* [RECORD SET]:
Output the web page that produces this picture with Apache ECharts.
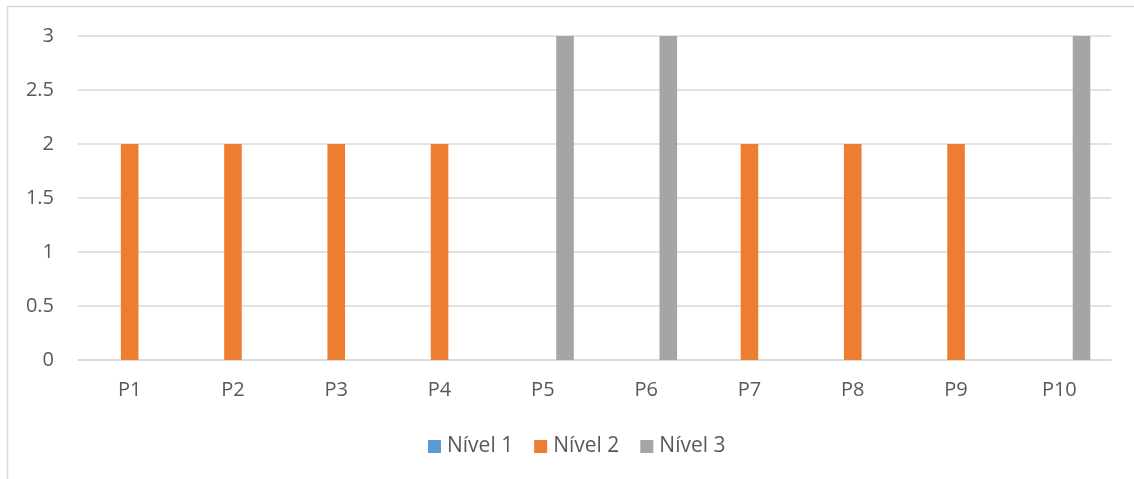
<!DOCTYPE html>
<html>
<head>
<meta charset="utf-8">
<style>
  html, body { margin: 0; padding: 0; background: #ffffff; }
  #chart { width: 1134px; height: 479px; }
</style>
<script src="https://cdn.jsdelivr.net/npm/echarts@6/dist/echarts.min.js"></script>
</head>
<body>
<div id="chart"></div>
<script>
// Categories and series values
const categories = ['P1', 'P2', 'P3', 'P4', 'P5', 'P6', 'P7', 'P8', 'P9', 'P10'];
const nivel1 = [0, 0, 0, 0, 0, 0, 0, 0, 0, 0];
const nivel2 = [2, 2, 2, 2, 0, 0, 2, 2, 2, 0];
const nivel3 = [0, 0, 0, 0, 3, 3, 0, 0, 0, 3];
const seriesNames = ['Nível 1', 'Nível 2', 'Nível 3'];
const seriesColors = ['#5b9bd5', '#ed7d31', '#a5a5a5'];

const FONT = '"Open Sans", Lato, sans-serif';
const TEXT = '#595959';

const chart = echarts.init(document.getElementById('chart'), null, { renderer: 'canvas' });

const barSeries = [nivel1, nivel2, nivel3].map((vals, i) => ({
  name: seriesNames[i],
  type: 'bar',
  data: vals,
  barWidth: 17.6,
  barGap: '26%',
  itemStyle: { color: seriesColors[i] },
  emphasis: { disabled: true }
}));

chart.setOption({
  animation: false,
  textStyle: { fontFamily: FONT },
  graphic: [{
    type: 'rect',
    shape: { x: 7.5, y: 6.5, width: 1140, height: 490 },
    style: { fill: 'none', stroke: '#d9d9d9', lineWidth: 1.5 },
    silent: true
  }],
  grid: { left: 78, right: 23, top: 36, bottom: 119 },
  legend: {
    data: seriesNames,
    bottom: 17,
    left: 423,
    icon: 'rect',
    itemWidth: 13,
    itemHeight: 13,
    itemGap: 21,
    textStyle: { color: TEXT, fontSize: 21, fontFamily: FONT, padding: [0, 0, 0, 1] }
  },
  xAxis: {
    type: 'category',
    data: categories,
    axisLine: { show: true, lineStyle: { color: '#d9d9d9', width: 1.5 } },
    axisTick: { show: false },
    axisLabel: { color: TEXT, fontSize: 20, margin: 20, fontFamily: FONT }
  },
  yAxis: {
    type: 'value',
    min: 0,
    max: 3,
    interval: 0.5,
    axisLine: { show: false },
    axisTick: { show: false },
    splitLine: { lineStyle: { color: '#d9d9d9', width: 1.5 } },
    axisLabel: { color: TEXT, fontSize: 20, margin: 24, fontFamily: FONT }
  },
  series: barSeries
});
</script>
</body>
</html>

* * *

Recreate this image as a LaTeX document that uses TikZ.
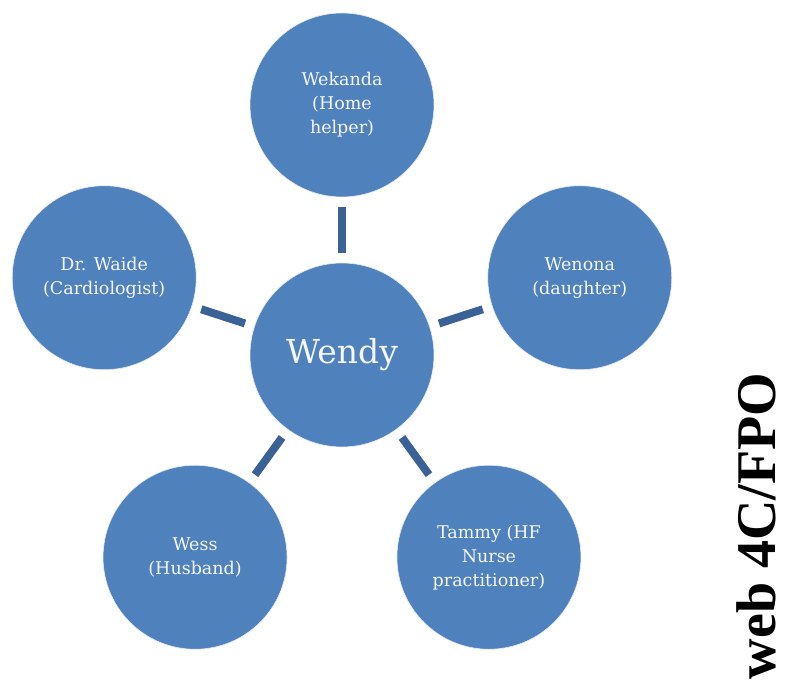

* [TASK GOAL]: Copy exactly, and copy only, the lines from the one with "Output the web" to the one with "const TEXT = '#595959';", ends included. Pictures are not part of the copy.

* [WRITTEN REPLY]:
Output the web page that produces this picture with Apache ECharts.
<!DOCTYPE html>
<html>
<head>
<meta charset="utf-8">
<style>
  html, body { margin: 0; padding: 0; background: #ffffff; }
  #chart { width: 1134px; height: 479px; }
</style>
<script src="https://cdn.jsdelivr.net/npm/echarts@6/dist/echarts.min.js"></script>
</head>
<body>
<div id="chart"></div>
<script>
// Categories and series values
const categories = ['P1', 'P2', 'P3', 'P4', 'P5', 'P6', 'P7', 'P8', 'P9', 'P10'];
const nivel1 = [0, 0, 0, 0, 0, 0, 0, 0, 0, 0];
const nivel2 = [2, 2, 2, 2, 0, 0, 2, 2, 2, 0];
const nivel3 = [0, 0, 0, 0, 3, 3, 0, 0, 0, 3];
const seriesNames = ['Nível 1', 'Nível 2', 'Nível 3'];
const seriesColors = ['#5b9bd5', '#ed7d31', '#a5a5a5'];

const FONT = '"Open Sans", Lato, sans-serif';
const TEXT = '#595959';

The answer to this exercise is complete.